導入する際は、ナレッジベースの用途や予算に応じて、必要な機能が備わったツールを選ぶことが重要です。ナレッジマネジメントの専用ツールには、以下のような種類があります。
▼ナレッジマネジメントの専用ツール
ツールの種類 |
内容 |
グループウェア型 |
社内のコミュニケーションやデータ共有に特化したツール |
オンラインストレージ型 |
業務資料や顧客情報などのデータをクラウド上で保管・共有するツール |
ヘルプデスク型 |
社内の業務知識や営業情報などを従業員が登録・検索できるツール |
ツールによって利用形態は異なりますが、クラウド上で利用できるツールを選ぶと、場所や端末の制限なくデータの共有が可能です。

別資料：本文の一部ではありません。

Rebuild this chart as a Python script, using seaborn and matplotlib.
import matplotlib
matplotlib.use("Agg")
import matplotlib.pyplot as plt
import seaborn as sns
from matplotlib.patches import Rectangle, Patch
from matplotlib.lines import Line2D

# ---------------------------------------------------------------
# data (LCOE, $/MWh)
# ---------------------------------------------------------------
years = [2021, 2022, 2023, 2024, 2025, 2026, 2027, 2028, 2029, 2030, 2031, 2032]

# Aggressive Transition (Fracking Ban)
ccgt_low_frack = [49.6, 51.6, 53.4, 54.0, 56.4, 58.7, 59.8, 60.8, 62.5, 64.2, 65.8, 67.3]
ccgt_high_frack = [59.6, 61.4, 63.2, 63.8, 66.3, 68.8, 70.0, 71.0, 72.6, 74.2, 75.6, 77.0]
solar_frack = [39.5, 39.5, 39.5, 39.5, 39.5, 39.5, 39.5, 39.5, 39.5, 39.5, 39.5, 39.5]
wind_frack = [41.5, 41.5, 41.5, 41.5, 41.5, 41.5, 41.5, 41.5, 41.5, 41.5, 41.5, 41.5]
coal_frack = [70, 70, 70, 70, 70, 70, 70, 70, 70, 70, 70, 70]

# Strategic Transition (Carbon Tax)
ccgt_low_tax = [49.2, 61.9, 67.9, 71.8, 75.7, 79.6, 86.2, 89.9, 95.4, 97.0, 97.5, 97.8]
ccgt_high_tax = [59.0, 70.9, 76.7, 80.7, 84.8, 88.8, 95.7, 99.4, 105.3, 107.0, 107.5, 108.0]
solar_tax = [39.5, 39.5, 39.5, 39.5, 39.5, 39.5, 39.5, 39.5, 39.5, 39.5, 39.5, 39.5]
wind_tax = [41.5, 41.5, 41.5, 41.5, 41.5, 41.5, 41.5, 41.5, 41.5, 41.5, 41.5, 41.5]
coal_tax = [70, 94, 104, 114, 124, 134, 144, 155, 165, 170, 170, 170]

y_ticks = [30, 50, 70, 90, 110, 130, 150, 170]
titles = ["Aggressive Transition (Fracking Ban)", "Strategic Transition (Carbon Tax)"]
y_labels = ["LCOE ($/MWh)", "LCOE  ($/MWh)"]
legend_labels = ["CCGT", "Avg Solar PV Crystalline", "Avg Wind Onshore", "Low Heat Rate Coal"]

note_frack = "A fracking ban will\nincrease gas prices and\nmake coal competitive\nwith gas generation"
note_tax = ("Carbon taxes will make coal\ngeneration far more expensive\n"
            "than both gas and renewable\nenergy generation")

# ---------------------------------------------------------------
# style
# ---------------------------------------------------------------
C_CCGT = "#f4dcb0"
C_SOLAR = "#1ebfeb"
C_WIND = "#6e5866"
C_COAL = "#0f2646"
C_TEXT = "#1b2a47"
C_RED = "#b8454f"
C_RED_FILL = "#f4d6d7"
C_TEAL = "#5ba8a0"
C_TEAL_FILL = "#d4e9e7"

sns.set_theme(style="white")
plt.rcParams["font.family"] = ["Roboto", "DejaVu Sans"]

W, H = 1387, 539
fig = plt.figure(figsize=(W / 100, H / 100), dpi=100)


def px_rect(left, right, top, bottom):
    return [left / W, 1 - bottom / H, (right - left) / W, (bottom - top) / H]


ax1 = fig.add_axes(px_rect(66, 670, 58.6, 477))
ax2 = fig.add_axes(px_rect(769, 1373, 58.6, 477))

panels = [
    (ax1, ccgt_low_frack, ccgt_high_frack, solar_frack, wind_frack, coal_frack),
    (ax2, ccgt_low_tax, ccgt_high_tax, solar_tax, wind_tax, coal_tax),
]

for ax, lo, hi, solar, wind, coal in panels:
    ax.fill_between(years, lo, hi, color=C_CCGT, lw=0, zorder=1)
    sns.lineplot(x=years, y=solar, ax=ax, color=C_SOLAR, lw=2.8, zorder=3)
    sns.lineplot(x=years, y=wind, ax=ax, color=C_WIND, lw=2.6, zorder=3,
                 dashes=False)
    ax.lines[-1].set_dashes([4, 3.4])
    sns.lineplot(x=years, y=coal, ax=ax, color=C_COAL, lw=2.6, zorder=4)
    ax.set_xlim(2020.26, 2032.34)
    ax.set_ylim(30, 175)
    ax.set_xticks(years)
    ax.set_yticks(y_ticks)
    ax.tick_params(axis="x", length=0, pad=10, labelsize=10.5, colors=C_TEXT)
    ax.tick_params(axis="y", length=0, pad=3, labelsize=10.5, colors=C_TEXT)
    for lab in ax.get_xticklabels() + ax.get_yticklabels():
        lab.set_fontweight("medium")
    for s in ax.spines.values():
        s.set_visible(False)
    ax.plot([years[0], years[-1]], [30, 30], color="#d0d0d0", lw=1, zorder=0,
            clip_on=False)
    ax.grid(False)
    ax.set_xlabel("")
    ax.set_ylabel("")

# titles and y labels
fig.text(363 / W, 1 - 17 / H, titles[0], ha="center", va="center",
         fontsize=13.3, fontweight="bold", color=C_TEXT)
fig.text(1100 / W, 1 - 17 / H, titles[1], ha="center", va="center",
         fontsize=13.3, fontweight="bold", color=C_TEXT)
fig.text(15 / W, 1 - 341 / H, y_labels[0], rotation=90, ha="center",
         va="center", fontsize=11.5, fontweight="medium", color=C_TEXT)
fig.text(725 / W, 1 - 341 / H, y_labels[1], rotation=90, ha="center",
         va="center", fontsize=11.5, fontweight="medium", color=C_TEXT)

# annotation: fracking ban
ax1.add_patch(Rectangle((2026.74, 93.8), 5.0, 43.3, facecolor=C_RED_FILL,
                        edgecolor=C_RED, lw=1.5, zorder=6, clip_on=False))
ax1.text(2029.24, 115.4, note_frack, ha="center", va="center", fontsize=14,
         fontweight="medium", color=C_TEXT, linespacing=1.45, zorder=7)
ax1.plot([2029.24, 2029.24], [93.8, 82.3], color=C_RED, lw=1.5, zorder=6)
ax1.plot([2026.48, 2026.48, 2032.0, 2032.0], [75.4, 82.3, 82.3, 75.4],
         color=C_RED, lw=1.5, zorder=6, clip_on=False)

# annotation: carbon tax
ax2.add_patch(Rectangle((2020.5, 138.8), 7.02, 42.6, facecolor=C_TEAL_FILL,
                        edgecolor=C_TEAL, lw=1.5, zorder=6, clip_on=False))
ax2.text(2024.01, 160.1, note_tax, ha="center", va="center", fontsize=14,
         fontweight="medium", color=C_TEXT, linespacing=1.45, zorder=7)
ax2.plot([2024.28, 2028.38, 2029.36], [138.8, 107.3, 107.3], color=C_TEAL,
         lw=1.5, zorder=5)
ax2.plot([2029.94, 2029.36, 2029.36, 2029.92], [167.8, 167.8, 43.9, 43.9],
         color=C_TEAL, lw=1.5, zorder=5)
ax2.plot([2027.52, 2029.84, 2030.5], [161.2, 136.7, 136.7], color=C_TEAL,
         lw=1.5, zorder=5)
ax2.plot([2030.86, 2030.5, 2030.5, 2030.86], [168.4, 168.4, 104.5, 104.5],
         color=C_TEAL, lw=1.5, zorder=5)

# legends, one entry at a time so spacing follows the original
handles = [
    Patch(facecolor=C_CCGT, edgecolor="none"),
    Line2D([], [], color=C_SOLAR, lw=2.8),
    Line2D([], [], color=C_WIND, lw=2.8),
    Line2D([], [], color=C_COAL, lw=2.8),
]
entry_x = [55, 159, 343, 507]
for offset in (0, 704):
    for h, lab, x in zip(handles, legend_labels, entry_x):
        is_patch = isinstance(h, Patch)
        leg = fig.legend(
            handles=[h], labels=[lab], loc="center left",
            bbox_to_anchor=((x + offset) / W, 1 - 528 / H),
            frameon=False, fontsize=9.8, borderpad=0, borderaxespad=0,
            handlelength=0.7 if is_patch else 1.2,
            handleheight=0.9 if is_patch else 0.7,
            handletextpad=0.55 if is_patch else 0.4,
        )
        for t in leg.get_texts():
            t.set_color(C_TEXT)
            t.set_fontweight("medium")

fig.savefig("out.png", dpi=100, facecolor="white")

クラウド型ナレッジメントツールのメリットは、こちらの記事で解説しています。
ナレッジベースを作成するときのポイント
ナレッジベースを作成するときは、従業員がナレッジを登録しやすく、現場で活用しやすい設計・仕組みにすることが重要です。作成するときのポイントは、以下の4つが挙げられます。
①データの検索・抽出がしやすい設計
ナレッジベースは、データの検索・抽出がしやすいように設計します。データのカテゴリ分けや、ナレッジを追加する際の見出しのルールなどを統一して、誰でも必要な情報を探しやすくすることがポイントです。
▼データの検索・抽出がしやすい設計の例
- 従業員が検索しそうな主要キーワードを見出しに含める
- 登録する文章のフォーマットを統一する
- ナレッジの種類や活用シーン別にカテゴリ分けを行う
②社内マニュアルの作成
ナレッジの登録方法や文章の記載方法、カテゴリ分けの方法などを社内マニュアルにまとめて、従業員に共有することが必要です。

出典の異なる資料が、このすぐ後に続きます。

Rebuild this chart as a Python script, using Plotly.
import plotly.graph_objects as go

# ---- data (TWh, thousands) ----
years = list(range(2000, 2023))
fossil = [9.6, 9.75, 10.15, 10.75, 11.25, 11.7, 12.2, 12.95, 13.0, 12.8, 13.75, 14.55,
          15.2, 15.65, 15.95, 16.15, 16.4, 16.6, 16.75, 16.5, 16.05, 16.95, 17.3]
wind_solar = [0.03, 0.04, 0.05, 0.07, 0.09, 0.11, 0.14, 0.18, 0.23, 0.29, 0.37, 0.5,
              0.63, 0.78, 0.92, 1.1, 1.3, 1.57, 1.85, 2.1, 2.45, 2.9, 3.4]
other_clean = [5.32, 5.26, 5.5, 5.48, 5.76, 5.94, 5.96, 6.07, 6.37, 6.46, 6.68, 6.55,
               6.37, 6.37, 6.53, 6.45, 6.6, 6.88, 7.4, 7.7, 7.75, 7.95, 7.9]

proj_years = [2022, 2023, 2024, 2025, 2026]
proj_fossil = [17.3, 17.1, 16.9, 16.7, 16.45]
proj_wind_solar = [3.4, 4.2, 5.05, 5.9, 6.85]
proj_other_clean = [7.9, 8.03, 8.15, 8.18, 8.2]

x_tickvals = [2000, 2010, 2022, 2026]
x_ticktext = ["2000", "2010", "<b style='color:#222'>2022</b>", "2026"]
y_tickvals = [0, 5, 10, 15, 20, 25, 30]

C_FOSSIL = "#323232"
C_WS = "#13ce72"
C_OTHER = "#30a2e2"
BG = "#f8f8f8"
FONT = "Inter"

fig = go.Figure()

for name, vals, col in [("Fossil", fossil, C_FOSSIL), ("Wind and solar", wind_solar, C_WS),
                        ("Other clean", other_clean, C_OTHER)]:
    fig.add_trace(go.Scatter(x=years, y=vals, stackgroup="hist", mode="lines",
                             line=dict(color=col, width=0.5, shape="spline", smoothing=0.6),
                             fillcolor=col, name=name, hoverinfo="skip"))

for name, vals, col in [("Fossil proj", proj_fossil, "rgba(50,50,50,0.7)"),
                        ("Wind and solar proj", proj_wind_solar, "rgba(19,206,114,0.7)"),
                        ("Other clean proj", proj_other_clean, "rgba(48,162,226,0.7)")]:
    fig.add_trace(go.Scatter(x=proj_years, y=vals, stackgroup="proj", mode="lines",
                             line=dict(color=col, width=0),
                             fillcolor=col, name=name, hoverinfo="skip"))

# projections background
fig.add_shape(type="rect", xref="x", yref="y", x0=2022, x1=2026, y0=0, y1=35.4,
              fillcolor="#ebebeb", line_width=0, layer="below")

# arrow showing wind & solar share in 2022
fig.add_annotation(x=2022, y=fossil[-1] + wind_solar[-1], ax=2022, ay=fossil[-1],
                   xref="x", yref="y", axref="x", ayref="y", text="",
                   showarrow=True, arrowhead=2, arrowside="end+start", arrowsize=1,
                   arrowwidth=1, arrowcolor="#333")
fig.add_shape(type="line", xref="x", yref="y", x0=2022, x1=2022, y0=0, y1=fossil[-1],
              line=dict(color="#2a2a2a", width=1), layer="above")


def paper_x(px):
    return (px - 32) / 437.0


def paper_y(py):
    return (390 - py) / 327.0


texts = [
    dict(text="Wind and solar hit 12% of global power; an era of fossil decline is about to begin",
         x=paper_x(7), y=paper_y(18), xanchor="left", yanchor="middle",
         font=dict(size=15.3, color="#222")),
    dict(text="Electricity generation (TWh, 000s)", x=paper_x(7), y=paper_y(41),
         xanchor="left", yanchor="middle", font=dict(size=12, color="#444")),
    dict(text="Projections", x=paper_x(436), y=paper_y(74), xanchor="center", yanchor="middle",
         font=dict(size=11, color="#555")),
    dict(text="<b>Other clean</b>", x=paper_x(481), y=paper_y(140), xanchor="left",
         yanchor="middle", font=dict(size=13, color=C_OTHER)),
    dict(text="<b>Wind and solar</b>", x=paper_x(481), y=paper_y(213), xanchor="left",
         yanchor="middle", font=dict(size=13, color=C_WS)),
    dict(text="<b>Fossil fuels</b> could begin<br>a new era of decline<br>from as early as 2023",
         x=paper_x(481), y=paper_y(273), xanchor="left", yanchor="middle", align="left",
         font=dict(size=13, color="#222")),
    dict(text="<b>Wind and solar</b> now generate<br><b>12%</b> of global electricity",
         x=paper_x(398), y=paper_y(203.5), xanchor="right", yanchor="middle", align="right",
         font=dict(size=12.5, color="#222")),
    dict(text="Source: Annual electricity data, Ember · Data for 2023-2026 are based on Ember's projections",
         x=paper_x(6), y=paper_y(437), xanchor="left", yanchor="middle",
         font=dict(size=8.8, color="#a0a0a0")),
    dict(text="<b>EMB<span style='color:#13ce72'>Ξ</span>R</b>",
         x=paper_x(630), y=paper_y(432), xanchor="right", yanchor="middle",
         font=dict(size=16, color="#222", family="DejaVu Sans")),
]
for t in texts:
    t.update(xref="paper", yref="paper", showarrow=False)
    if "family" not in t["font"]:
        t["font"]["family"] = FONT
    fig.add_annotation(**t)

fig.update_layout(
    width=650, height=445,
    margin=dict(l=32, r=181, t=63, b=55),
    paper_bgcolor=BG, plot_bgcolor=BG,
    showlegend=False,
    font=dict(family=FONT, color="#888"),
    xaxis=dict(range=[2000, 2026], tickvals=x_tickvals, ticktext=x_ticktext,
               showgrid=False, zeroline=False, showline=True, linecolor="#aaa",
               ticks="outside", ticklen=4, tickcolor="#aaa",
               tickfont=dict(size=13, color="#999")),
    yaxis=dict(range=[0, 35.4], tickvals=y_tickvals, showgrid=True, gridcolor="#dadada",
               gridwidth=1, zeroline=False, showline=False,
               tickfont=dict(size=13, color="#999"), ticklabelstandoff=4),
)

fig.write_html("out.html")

社内の運用ルールを統一することで、「担当者によって記載内容がばらばらになっている」「必要な情報がどこに記載されているか分からない」といった問題を防ぎ、見やすくて使いやすいナレッジベースを作成できます。
また、ナレッジベースに専用ツールを利用する際は、ツールの基本的な操作方法や活用方法なども共有しておくと、現場でスムーズに利用できます。
③社内FAQの作成
ナレッジベース内に社内FAQを設置することもポイントの一つです。
社内FAQとは、従業員から寄せられるよくある質問とその回答をまとめたものです。ナレッジベースの活用方法や不明点などがあった際に、従業員が自身で問題を解決できるようになります。これにより、社内のヘルプデスク対応の負担が削減されて、より効率的な運用につながります。
④定期的な更新
作成したナレッジベースは定期的に更新します。
ナレッジは時間とともに移り変わるため、古い情報が登録されたままでは、業務の非効率化やミスを招くおそれがあります。

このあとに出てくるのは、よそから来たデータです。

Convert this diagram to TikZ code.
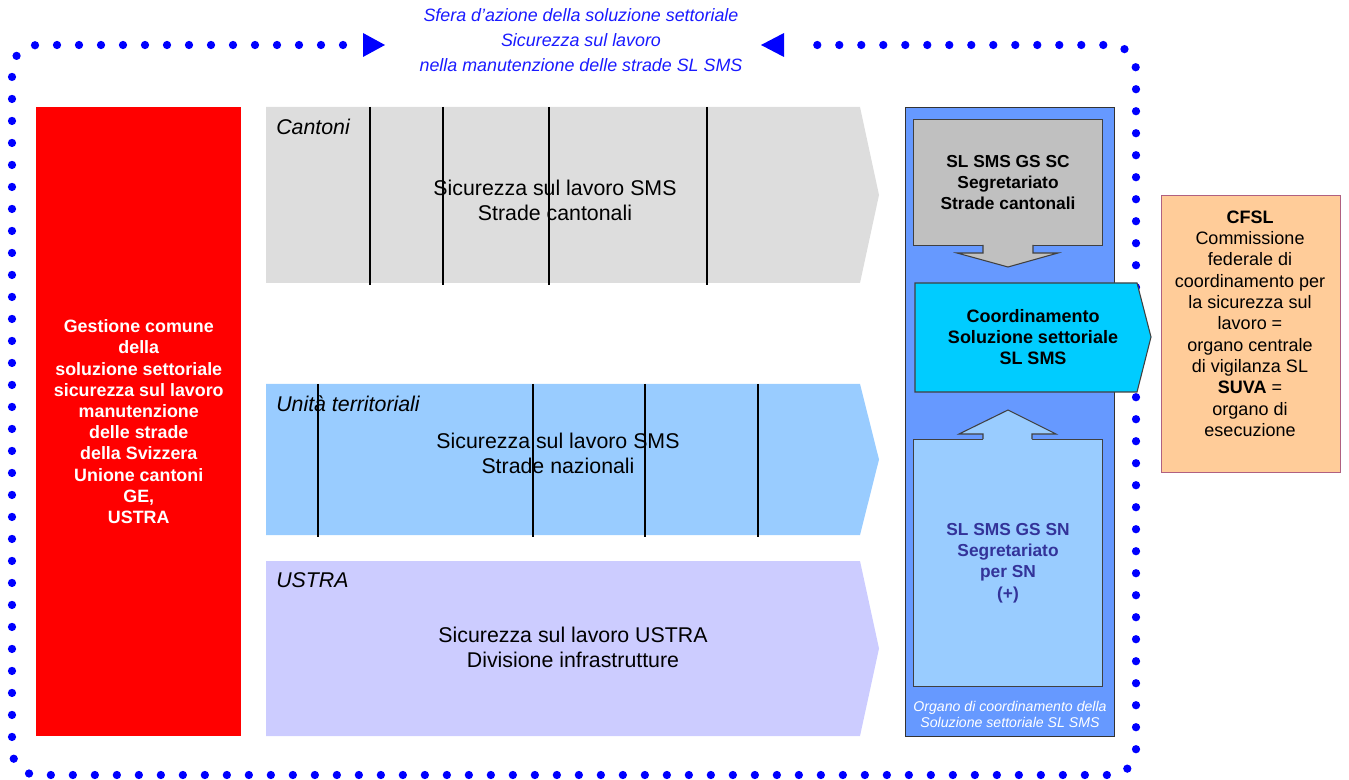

常に最新のナレッジにアクセスできるように、不要かつ古い情報は削除・更新を行い、継続的に見直すことが求められます。
まとめ
この記事では、ナレッジベースの作り方について以下の内容を解説しました。
- ナレッジベースの概要
- ナレッジベースを作成するメリット
- ナレッジベースの作り方
- ナレッジベースを作成するときのポイント
ナレッジベースを作成すると、従業員の知識・ノウハウを社内全体で共有できるようになり、業務効率化やスキル向上、応対品質の向上、引き継ぎの円滑化などのメリットが期待できます。
現場で活用しやすいナレッジベースを作成するには、データの検索・抽出がしやすい設計にする、社内マニュアルや社内FAQを作成する、定期的に更新することがポイントです。